Per iniziare un progetto d.whale esige questo dal cantante: la stessa dedizione. Il criterio selettivo è quel sacro fuoco "che riconosciamo reciprocamente negli occhi, il costante vuoto interiore che solo le canzoni riempiono. Molti lo colmano con le droghe, a noi basta un pezzo in grado di stupirci, di commuoverci, di entusiasmarci".
Costruire da zero una hit, però, non è semplice: "Non sono un fenomeno come David Bowie, quindi a uno come me tocca lavorare sei volte tanto. Ma lo faccio seguendo un metodo e un programma rigidi, necessari per il mio processo creativo". Non prevede solo l'utilizzo di strumenti e apparecchiature, "la mia routine settimanale, oltre a scrittura e a produzione, include palestra, lettura di libri e visioni di film. L'ispirazione colpisce come un fulmine, arriva da dove non ti aspetti, da uno scambio di battute intercettato dal fornaio o mentre sono a cena con la mia fidanzata (la top influencer e imprenditrice di moda Veronica Ferraro, ndr). Quando ho un'intuizione, annoto qualsiasi dialogo particolare che mi abbia colpito, non stacco mai, anche andare in vacanza è un problema; negli ultimi anni non ho viaggiato molto".

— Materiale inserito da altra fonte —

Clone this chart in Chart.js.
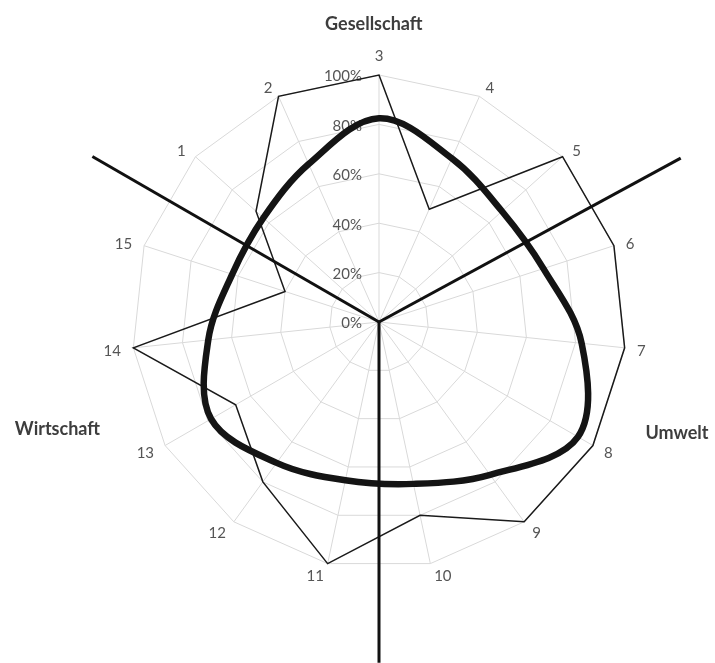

Una breve distanza la percorre spesso. Una quarantina di chilometri da Milano, dove abita per stare accanto alla compagna, a Bagnolo Cremasco, "il paese in cui sono cresciuto: ritrovo la famiglia e le persone care di sempre, i luoghi semplici. E anche il contatto con la realtà e la creatività. La mia musica non è caotica, si apre verso grandi spazi e ho preferito mantenere lì, nell'ambiente aperto delle origini, il mio quartier generale".
Se i testi attingono dal presente, i suoni che predilige prendono spunto dal passato: "Le canzoni italiane hanno un'anima struggente che le rende meravigliose, basti pensare ai capolavori di Lucio Battisti e Dalla, due dei miei padrini. Ma i brani più coinvolgenti restano quelli che recuperano la tradizione napoletana. Il match più spettacolare? Tra un artista moderno e la nostra classica melodia degli anni 60: fa venire i brividi".
Unico problema nell'esportare la musica del nostro Paese all'estero è "la lingua italiana, che ci penalizza", dice. "Ma dopo tutto a me non interessa avere successo oltre i confini: è talmente bello spaccare qui...".
Cosa significa, per Simonetta, "spaccare"? "Significa azzeccare il brano, ovvero quello che urlano i tifosi in coro allo stadio e che circola sulla bocca di tutti, un brano che abbiano voglia di cantarlo il nonno, la parrucchiera, gli studenti. Per me non c'è soddisfazione più grande". Ne ha altre da ottenere, dopo Sanremo? "Spero di regalarmene un'altra presto: sto già cercando il tormentone dell'estate. E lo troverò".